──────── GIVEN DATA ────────
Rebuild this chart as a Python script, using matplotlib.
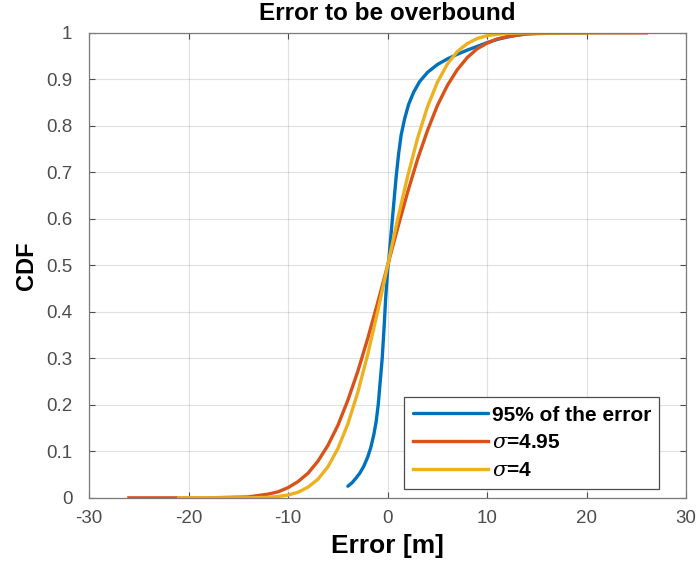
import matplotlib
matplotlib.use('Agg')
import matplotlib.pyplot as plt

plt.rcParams.update({
    'font.family': ['Liberation Sans', 'DejaVu Sans'],
    'mathtext.fontset': 'dejavuserif',
})

# ── Data ─────────────────────────────────────────────────────────────
# 95% of the error (empirical curve)
err_x = [-4.0, -3.6, -3.2, -2.8, -2.4, -2.0, -1.7, -1.4, -1.15, -0.95, -0.75, -0.55,
         -0.35, -0.2, 0.0, 0.15, 0.35, 0.6, 0.85, 1.1, 1.35, 1.7, 2.1, 2.6, 3.2,
         4.0, 5.0, 6.0, 7.0, 8.0, 9.0, 10.0, 11.0, 12.0, 13.0, 14.0, 16.0, 20.0]
err_y = [0.025, 0.032, 0.042, 0.053, 0.068, 0.088, 0.108, 0.135, 0.165, 0.200, 0.250, 0.300,
         0.370, 0.430, 0.490, 0.520, 0.570, 0.630, 0.690, 0.740, 0.780, 0.815, 0.846, 0.872, 0.895,
         0.915, 0.932, 0.944, 0.954, 0.963, 0.971, 0.979, 0.986, 0.991, 0.995, 0.998, 1.000, 1.000]

# sigma = 4.95 overbound
s495_x = [-26, -22, -18, -16, -14, -12, -11, -10, -9, -8, -7, -6, -5, -4, -3, -2, -1, 0,
          1, 2, 3, 4, 5, 6, 7, 8, 9, 10, 11, 12, 14, 16, 18, 22, 26]
s495_y = [0.000, 0.000, 0.000, 0.001, 0.002, 0.008, 0.013, 0.022, 0.035, 0.053, 0.079,
          0.113, 0.156, 0.210, 0.272, 0.343, 0.420, 0.500, 0.580, 0.657, 0.728, 0.790,
          0.844, 0.887, 0.921, 0.947, 0.966, 0.978, 0.987, 0.992, 0.998, 0.999, 1.000,
          1.000, 1.000]

# sigma = 4 overbound
s4_x = [-21, -18, -16, -14, -12, -11, -10, -9, -8, -7, -6, -5, -4, -3, -2, -1, 0,
        1, 2, 3, 4, 5, 6, 7, 8, 9, 10, 11, 12, 14, 16, 18, 21]
s4_y = [0.000, 0.000, 0.000, 0.000, 0.001, 0.003, 0.006, 0.012, 0.023, 0.040, 0.067,
        0.106, 0.159, 0.227, 0.309, 0.401, 0.500, 0.599, 0.691, 0.773, 0.841, 0.894,
        0.933, 0.960, 0.977, 0.988, 0.994, 0.997, 0.999, 1.000, 1.000, 1.000, 1.000]

x_ticks = [-30, -20, -10, 0, 10, 20, 30]
y_ticks = [0, 0.1, 0.2, 0.3, 0.4, 0.5, 0.6, 0.7, 0.8, 0.9, 1]
y_ticklabels = ['0', '0.1', '0.2', '0.3', '0.4', '0.5', '0.6', '0.7', '0.8', '0.9', '1']

c_blue, c_red, c_yel = '#0072BD', '#D95319', '#EDB120'

fig = plt.figure(figsize=(6.96, 5.67), dpi=100)
ax = fig.add_axes([0.128, 0.122, 0.858, 0.820])

ax.plot(err_x, err_y, color=c_blue, lw=2.4, label='95% of the error', solid_capstyle='round')
ax.plot(s495_x, s495_y, color=c_red, lw=2.4, label=r'$\sigma$=4.95')
ax.plot(s4_x, s4_y, color=c_yel, lw=2.4, label=r'$\sigma$=4')

ax.set_xlim(-30, 30)
ax.set_ylim(0, 1)
ax.set_xticks(x_ticks)
ax.set_xticklabels([str(v) for v in x_ticks])
ax.set_yticks(y_ticks)
ax.set_yticklabels(y_ticklabels)
ax.grid(True, color='#000000', alpha=0.12, lw=0.8)
ax.tick_params(direction='in', top=True, right=True, length=4, width=0.8,
               labelsize=13.5, colors='#4d4d4d', pad=9)
ax.tick_params(axis='y', pad=12)
for s in ax.spines.values():
    s.set_color('#7a7a7a')
    s.set_linewidth(0.9)

ax.set_title('Error to be overbound', fontsize=17.5, fontweight='bold', pad=9)
ax.set_xlabel('Error [m]', fontsize=19, fontweight='bold', labelpad=5)
ax.set_ylabel('CDF', fontsize=17, fontweight='bold', labelpad=6)

leg = ax.legend(loc='lower right', bbox_to_anchor=(0.955, 0.02),
                prop={'weight': 'bold', 'size': 15},
                frameon=True, fancybox=False, handlelength=3.6, handletextpad=0.2,
                borderpad=0.4, labelspacing=0.42, borderaxespad=0.0)
leg.get_frame().set_edgecolor('#4d4d4d')
leg.get_frame().set_linewidth(0.9)
leg.get_frame().set_alpha(1.0)

fig.savefig('out.png', dpi=100)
────────
Retype the listing exactly. Pictures do not belong in the copy.

Rebuild this chart as a Python script, using matplotlib.
import matplotlib
matplotlib.use('Agg')
import matplotlib.pyplot as plt

plt.rcParams.update({
    'font.family': ['Liberation Sans', 'DejaVu Sans'],
    'mathtext.fontset': 'dejavuserif',
})

# ── Data ─────────────────────────────────────────────────────────────
# 95% of the error (empirical curve)
err_x = [-4.0, -3.6, -3.2, -2.8, -2.4, -2.0, -1.7, -1.4, -1.15, -0.95, -0.75, -0.55,
         -0.35, -0.2, 0.0, 0.15, 0.35, 0.6, 0.85, 1.1, 1.35, 1.7, 2.1, 2.6, 3.2,
         4.0, 5.0, 6.0, 7.0, 8.0, 9.0, 10.0, 11.0, 12.0, 13.0, 14.0, 16.0, 20.0]
err_y = [0.025, 0.032, 0.042, 0.053, 0.068, 0.088, 0.108, 0.135, 0.165, 0.200, 0.250, 0.300,
         0.370, 0.430, 0.490, 0.520, 0.570, 0.630, 0.690, 0.740, 0.780, 0.815, 0.846, 0.872, 0.895,
         0.915, 0.932, 0.944, 0.954, 0.963, 0.971, 0.979, 0.986, 0.991, 0.995, 0.998, 1.000, 1.000]

# sigma = 4.95 overbound
s495_x = [-26, -22, -18, -16, -14, -12, -11, -10, -9, -8, -7, -6, -5, -4, -3, -2, -1, 0,
          1, 2, 3, 4, 5, 6, 7, 8, 9, 10, 11, 12, 14, 16, 18, 22, 26]
s495_y = [0.000, 0.000, 0.000, 0.001, 0.002, 0.008, 0.013, 0.022, 0.035, 0.053, 0.079,
          0.113, 0.156, 0.210, 0.272, 0.343, 0.420, 0.500, 0.580, 0.657, 0.728, 0.790,
          0.844, 0.887, 0.921, 0.947, 0.966, 0.978, 0.987, 0.992, 0.998, 0.999, 1.000,
          1.000, 1.000]

# sigma = 4 overbound
s4_x = [-21, -18, -16, -14, -12, -11, -10, -9, -8, -7, -6, -5, -4, -3, -2, -1, 0,
        1, 2, 3, 4, 5, 6, 7, 8, 9, 10, 11, 12, 14, 16, 18, 21]
s4_y = [0.000, 0.000, 0.000, 0.000, 0.001, 0.003, 0.006, 0.012, 0.023, 0.040, 0.067,
        0.106, 0.159, 0.227, 0.309, 0.401, 0.500, 0.599, 0.691, 0.773, 0.841, 0.894,
        0.933, 0.960, 0.977, 0.988, 0.994, 0.997, 0.999, 1.000, 1.000, 1.000, 1.000]

x_ticks = [-30, -20, -10, 0, 10, 20, 30]
y_ticks = [0, 0.1, 0.2, 0.3, 0.4, 0.5, 0.6, 0.7, 0.8, 0.9, 1]
y_ticklabels = ['0', '0.1', '0.2', '0.3', '0.4', '0.5', '0.6', '0.7', '0.8', '0.9', '1']

c_blue, c_red, c_yel = '#0072BD', '#D95319', '#EDB120'

fig = plt.figure(figsize=(6.96, 5.67), dpi=100)
ax = fig.add_axes([0.128, 0.122, 0.858, 0.820])

ax.plot(err_x, err_y, color=c_blue, lw=2.4, label='95% of the error', solid_capstyle='round')
ax.plot(s495_x, s495_y, color=c_red, lw=2.4, label=r'$\sigma$=4.95')
ax.plot(s4_x, s4_y, color=c_yel, lw=2.4, label=r'$\sigma$=4')

ax.set_xlim(-30, 30)
ax.set_ylim(0, 1)
ax.set_xticks(x_ticks)
ax.set_xticklabels([str(v) for v in x_ticks])
ax.set_yticks(y_ticks)
ax.set_yticklabels(y_ticklabels)
ax.grid(True, color='#000000', alpha=0.12, lw=0.8)
ax.tick_params(direction='in', top=True, right=True, length=4, width=0.8,
               labelsize=13.5, colors='#4d4d4d', pad=9)
ax.tick_params(axis='y', pad=12)
for s in ax.spines.values():
    s.set_color('#7a7a7a')
    s.set_linewidth(0.9)

ax.set_title('Error to be overbound', fontsize=17.5, fontweight='bold', pad=9)
ax.set_xlabel('Error [m]', fontsize=19, fontweight='bold', labelpad=5)
ax.set_ylabel('CDF', fontsize=17, fontweight='bold', labelpad=6)

leg = ax.legend(loc='lower right', bbox_to_anchor=(0.955, 0.02),
                prop={'weight': 'bold', 'size': 15},
                frameon=True, fancybox=False, handlelength=3.6, handletextpad=0.2,
                borderpad=0.4, labelspacing=0.42, borderaxespad=0.0)
leg.get_frame().set_edgecolor('#4d4d4d')
leg.get_frame().set_linewidth(0.9)
leg.get_frame().set_alpha(1.0)

fig.savefig('out.png', dpi=100)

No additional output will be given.